WASHINGTON — Call it Sarah Ruhl’s wild ride through the nation’s capital.
As SRO auds greet playwright Ruhl’s “The Clean House” at Woolly Mammoth Theater here, one of four theaters premiering the work this season, D.C.’s Arena Stage is readying her latest effort, an epic called “Passion Play, a Cycle,” for a Sept. 8 bow.
“Passion Play” is a triptych of three one-act plays that explore religious and other attitudes over a 400-year span. It is an ambitious project on the scale of Tony Kushner’s “Angels in America” and Robert Schenkkan’s “The Kentucky Cycle,” one that features 12 actors playing 30 roles in more than 100 costumes on three sets.
Presented in one sitting, it is billed as a dark comedy that examines such timeless themes as truth, love and belief. Act one is set in 1575 in a village in northern England when Queen Elizabeth has banned all religious plays. Act two moves to Oberammergau, Germany, where passion plays have been performed since the Middle Ages. Act three is a more contemporary look at religious rhetoric, politics and theatricality in the U.S.
Ruhl began the project 10 years ago while studying at Brown U. The first two plays became her master’s thesis under professor and playwright Paula Vogel, and later were part of a new-play reading series at Arena Stage. A suitably impressed Molly Smith, Arena’s artistic director, commissioned Ruhl to write a new play about America, which resulted in “Passion’s” third installment.
Ruhl is welcomed by artistic directors for her inventive and lyrical approach. Woolly Mammoth’s Howard Shalwitz praises her original ear and a style that he calls “poetic but not flowery.”
Arena’s Smith says she has been stunned by Ruhl’s writing since inviting her to read “Eurydice” at a play-reading series. “Great writers of the theater are always poets,” Smith says. But unlike many, Ruhl has no problem driving narratives, she adds.

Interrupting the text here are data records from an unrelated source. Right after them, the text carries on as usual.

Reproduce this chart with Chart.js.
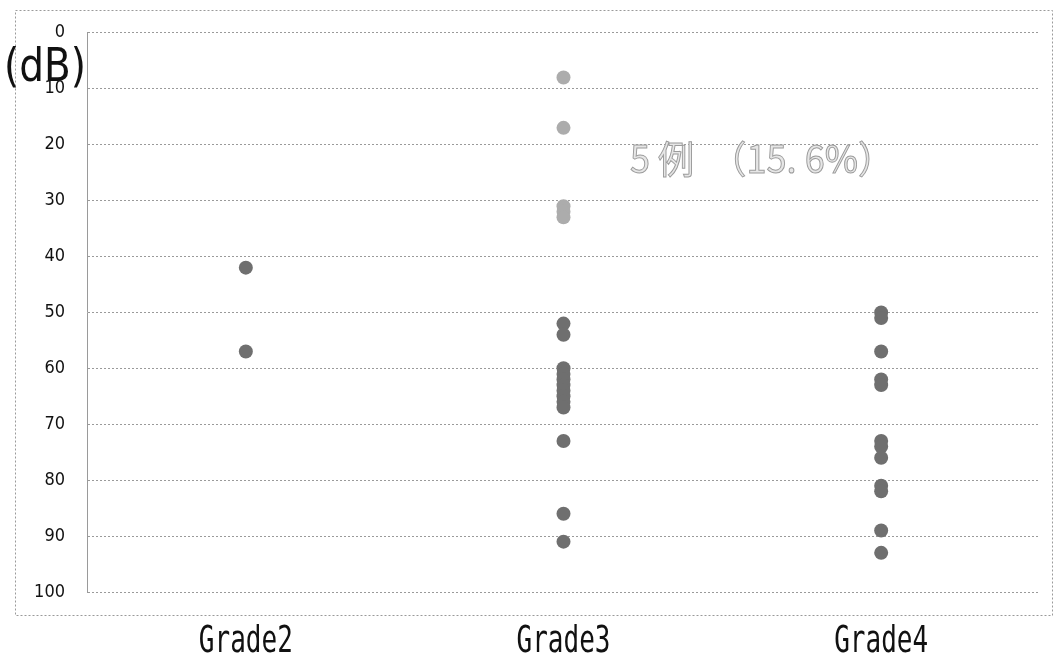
<!DOCTYPE html>
<html>
<head>
<meta charset="utf-8">
<script src="https://cdn.jsdelivr.net/npm/chart.js@4.4.1/dist/chart.umd.min.js"></script>
<style>
html,body{margin:0;padding:0;background:#fff;}
#wrap{width:1058px;height:658px;position:relative;}
</style>
</head>
<body>
<div id="wrap"><canvas id="c" width="1058" height="658"></canvas></div>
<script>
const categories = ['Grade2', 'Grade3', 'Grade4'];
const yTicks = [0, 10, 20, 30, 40, 50, 60, 70, 80, 90, 100];
const grade2Values = [42, 57];
const grade3LightValues = [8, 17, 31, 32, 33];
const grade3Values = [52, 54, 60, 61, 62, 63, 64, 65, 66, 67, 73, 86, 91];
const grade4Values = [50, 51, 57, 62, 63, 73, 74, 76, 81, 82, 89, 93];
const yUnit = '(dB)';
const noteText = '5 例  （15. 6%）';

const darkPoints = []
  .concat(grade2Values.map(v => ({x: categories[0], y: v})))
  .concat(grade3Values.map(v => ({x: categories[1], y: v})))
  .concat(grade4Values.map(v => ({x: categories[2], y: v})));
const lightPoints = grade3LightValues.map(v => ({x: categories[1], y: v}));

function drawScaledText(ctx, text, x, y, targetW) {
  const w = ctx.measureText(text).width;
  const s = targetW / w;
  ctx.save();
  ctx.translate(x, y);
  ctx.scale(s, 1);
  ctx.fillText(text, 0, 0);
  ctx.restore();
}

const decor = {
  id: 'decor',
  afterDraw(chart) {
    const ctx = chart.ctx;
    ctx.save();
    // outer dotted frame
    ctx.strokeStyle = '#9a9a9a';
    ctx.lineWidth = 1;
    ctx.setLineDash([2, 2]);
    ctx.strokeRect(15.5, 10.5, 1037, 605);
    ctx.setLineDash([]);
    // unit label
    ctx.fillStyle = '#111';
    ctx.font = '46px "DejaVu Sans Condensed", sans-serif';
    ctx.textAlign = 'left';
    ctx.textBaseline = 'middle';
    drawScaledText(ctx, yUnit, 4, 69, 82);
    // x category labels (narrow monospace look)
    const xs = chart.scales.x;
    ctx.font = '38px "DejaVu Sans Mono", monospace';
    ctx.textAlign = 'center';
    ctx.textBaseline = 'middle';
    categories.forEach((c, i) => {
      const px = xs.getPixelForValue(i);
      const w = ctx.measureText(c).width;
      const s = 94 / w;
      ctx.save();
      ctx.translate(px, 642);
      ctx.scale(s, 1);
      ctx.fillText(c, 0, 0);
      ctx.restore();
    });
    // annotation
    const ys = chart.scales.y;
    ctx.font = '38px "Noto Sans CJK JP", sans-serif';
    ctx.textAlign = 'left';
    ctx.textBaseline = 'middle';
    const ty = ys.getPixelForValue(20) + 14;
    const w = ctx.measureText(noteText).width;
    const s = 264 / w;
    ctx.translate(630, ty);
    ctx.scale(s, 1);
    ctx.fillStyle = '#e6e6e6';
    ctx.strokeStyle = '#9c9c9c';
    ctx.lineWidth = 1;
    ctx.fillText(noteText, 0, 0);
    ctx.strokeText(noteText, 0, 0);
    ctx.restore();
  }
};

new Chart(document.getElementById('c'), {
  type: 'scatter',
  data: {
    labels: categories,
    datasets: [
      { data: darkPoints, backgroundColor: '#6f6f6f', borderColor: '#6f6f6f', borderWidth: 0, pointRadius: 7, pointHoverRadius: 7 },
      { data: lightPoints, backgroundColor: '#acacac', borderColor: '#acacac', borderWidth: 0, pointRadius: 7, pointHoverRadius: 7 }
    ]
  },
  options: {
    responsive: false,
    animation: false,
    devicePixelRatio: 1,
    layout: { padding: { left: 0, top: 32, right: 18, bottom: 0 } },
    plugins: { legend: { display: false }, tooltip: { enabled: false } },
    scales: {
      x: {
        type: 'category',
        labels: categories,
        offset: true,
        grid: { display: false, drawTicks: false },
        border: { display: false },
        ticks: { display: false },
        afterFit(scale) { scale.height = 66; }
      },
      y: {
        reverse: true,
        min: 0,
        max: 100,
        afterBuildTicks(scale) { scale.ticks = yTicks.map(v => ({value: v})); },
        grid: { color: '#9a9a9a', lineWidth: 1, drawTicks: false },
        border: { display: true, color: '#9a9a9a', dash: [2, 2] },
        ticks: {
          padding: 22,
          color: '#111',
          font: { family: '"DejaVu Sans Condensed", sans-serif', size: 18 }
        },
        afterFit(scale) { scale.width = 87; }
      }
    }
  },
  plugins: [decor]
});
</script>
</body>
</html>
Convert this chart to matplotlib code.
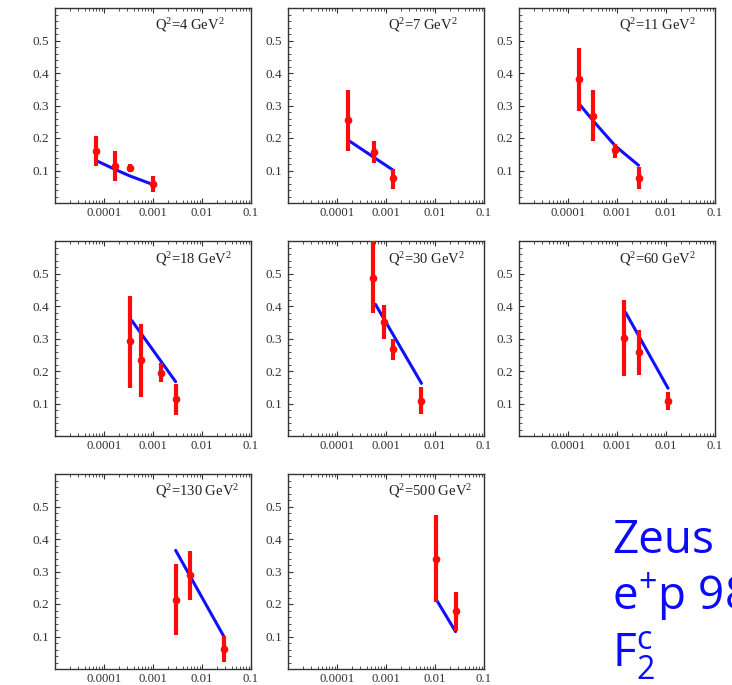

Ruhl’s previous plays include “Orlando,” “Eurydice,” “Melancholy Play” and “Late: A Cowboy Song.” “Orlando” was her first professionally produced play (at the Piven Theater Workshop in Chicago), while “Eurydice” was her first to be performed by large regional theaters (Madison Rep and Berkeley Rep). While those works signaled her presence as a promising new writer, “Clean House” has clearly catapulted Ruhl into a higher echelon, much like “The Pavilion” did for Craig Wright.
Since its premiere last September at the Yale Repertory Theater, “Clean House” has drawn accolades for its original characters, poetic dialogue and deft touch of comedy and drama. It was a Pulitzer finalist and winner of the 2003-04 Susan Smith Blackburn Prize.
Seven productions are slated for next season, including Lincoln Center, Chicago’s Goodman Theater, Milwaukee Rep, Cincinnati Playhouse, Denver Center Theater Company and San Francisco’s TheaterWorks.
The attention is all a bit startling for the suddenly hot 30-year-old playwright. “You never expect such things,” she says. Ruhl modestly suggests part of “Clean House’s” appeal is its meaty roles for women in their 50s.
As for her lyrical bent, Ruhl says she did start out as a poet before catching the playwriting bug, and is conscious about how words appear on the page: “Cadence is important to me.”
She says the mixture of comedy and drama in her plays is intentional and a more accurate reflection of life than a specific genre.
Ruhl is completing “Dead Man’s Cell Phone,” a commission by Playwrights Horizons in New York, as well as other projects for Berkeley Rep and Los Angeles’ Cornerstone Theater Company.